* [Given records]
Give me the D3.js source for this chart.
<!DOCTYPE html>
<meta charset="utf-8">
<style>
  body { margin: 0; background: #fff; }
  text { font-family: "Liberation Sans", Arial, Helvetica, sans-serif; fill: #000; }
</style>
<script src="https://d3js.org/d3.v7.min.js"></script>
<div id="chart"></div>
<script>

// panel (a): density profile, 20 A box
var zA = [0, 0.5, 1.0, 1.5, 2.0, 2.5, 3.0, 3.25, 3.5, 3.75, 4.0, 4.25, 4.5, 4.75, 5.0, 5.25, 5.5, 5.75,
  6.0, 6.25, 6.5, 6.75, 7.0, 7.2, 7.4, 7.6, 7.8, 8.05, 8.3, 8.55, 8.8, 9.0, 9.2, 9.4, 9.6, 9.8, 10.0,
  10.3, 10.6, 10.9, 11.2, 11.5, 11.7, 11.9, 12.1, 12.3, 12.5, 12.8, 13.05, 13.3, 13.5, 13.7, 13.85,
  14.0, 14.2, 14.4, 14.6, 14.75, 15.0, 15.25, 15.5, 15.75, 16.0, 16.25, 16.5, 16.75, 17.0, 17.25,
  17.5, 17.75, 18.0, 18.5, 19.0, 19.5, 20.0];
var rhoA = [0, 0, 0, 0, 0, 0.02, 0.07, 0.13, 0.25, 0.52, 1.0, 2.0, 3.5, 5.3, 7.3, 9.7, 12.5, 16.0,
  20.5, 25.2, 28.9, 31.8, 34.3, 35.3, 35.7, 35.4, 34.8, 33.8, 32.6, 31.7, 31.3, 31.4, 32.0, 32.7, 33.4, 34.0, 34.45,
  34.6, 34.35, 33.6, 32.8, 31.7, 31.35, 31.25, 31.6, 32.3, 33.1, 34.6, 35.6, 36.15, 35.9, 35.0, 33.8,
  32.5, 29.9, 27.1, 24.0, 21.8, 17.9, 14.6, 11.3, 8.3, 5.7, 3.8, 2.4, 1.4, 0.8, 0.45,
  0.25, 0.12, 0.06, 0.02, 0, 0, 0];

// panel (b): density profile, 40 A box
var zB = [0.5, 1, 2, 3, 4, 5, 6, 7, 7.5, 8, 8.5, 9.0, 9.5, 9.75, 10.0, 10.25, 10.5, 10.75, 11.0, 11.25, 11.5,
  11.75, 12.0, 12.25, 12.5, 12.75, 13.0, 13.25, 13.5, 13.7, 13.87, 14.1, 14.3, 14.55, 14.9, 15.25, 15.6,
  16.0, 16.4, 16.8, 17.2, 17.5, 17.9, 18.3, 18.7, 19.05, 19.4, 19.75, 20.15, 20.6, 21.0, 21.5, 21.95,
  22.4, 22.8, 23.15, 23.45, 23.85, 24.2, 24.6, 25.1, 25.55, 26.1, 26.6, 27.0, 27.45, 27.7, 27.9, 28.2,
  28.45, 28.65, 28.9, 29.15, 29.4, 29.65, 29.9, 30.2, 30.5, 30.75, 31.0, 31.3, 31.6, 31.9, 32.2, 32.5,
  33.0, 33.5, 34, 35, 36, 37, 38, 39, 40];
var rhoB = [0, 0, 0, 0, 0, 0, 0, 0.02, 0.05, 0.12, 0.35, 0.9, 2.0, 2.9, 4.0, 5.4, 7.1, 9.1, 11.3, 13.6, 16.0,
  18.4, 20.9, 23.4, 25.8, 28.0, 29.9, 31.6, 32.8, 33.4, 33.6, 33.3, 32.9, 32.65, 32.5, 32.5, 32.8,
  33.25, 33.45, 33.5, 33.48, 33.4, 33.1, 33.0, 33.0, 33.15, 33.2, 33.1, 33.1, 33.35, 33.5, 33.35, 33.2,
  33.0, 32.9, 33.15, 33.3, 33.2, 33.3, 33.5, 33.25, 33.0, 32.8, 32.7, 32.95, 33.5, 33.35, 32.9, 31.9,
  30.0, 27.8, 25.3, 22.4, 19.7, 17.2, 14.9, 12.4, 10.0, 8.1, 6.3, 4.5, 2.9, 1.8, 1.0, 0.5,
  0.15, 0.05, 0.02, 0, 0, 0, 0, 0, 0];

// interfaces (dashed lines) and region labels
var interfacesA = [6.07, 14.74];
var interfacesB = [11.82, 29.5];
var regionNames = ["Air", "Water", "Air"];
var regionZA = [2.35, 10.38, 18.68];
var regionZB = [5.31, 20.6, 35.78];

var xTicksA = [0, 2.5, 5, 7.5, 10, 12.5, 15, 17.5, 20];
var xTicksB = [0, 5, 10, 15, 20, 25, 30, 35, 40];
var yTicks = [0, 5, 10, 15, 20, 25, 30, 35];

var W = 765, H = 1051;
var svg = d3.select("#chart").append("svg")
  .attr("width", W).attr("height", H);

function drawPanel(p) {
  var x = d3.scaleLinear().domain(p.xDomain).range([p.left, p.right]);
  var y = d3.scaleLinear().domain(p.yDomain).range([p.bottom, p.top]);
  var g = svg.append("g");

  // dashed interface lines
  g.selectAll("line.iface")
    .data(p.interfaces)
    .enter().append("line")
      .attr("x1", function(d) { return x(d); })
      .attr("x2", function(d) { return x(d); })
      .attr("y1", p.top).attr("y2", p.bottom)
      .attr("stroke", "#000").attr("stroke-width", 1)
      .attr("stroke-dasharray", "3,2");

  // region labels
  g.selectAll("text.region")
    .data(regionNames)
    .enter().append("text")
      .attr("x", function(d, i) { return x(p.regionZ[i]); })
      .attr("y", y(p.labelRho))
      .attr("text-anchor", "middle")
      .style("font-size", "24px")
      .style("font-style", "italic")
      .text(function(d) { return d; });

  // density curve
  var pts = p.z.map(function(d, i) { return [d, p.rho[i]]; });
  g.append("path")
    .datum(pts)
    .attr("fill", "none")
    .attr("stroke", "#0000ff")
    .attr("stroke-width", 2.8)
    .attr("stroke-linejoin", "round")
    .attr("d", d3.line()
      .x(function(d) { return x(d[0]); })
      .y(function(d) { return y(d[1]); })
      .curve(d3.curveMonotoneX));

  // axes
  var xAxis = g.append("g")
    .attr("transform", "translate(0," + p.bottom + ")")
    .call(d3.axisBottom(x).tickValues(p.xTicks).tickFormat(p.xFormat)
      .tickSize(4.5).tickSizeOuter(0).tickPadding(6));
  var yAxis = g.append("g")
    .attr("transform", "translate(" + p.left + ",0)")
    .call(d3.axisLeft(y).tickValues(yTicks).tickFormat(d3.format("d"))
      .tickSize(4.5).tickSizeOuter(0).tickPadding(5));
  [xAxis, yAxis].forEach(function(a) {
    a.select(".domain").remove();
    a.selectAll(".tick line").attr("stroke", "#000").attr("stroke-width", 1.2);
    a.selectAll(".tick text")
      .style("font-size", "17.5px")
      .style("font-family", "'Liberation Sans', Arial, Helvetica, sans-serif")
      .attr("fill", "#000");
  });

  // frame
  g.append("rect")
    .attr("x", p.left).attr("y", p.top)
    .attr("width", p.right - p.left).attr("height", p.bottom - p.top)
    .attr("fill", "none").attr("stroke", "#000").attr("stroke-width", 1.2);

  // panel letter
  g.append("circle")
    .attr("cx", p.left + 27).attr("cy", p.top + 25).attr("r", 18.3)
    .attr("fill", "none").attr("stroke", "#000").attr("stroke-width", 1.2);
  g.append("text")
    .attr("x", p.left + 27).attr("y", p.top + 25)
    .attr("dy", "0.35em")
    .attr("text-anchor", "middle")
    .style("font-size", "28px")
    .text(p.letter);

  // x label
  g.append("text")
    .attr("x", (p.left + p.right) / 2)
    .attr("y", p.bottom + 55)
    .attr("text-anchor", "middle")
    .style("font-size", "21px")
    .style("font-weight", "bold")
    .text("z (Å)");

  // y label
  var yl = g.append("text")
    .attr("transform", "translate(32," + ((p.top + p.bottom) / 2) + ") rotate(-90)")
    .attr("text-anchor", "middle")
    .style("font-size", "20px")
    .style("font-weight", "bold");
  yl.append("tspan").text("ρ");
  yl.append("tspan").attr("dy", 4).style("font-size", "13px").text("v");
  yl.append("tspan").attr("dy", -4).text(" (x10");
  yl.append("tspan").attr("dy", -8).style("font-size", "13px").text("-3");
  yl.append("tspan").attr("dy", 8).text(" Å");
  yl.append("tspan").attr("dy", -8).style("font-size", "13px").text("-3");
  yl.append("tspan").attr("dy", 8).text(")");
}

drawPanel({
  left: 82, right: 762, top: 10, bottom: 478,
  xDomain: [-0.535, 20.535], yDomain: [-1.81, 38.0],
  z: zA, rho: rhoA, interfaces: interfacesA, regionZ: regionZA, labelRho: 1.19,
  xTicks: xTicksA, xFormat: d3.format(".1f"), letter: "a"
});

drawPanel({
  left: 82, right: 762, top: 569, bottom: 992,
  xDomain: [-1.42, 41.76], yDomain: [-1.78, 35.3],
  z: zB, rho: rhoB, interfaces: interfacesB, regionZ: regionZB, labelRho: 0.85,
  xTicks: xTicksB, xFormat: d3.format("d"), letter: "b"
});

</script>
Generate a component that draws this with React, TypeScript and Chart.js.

* [Work required]
Gather each line in the data that holds the string "this".

* [The result]
Give me the D3.js source for this chart.
Generate a component that draws this with React, TypeScript and Chart.js.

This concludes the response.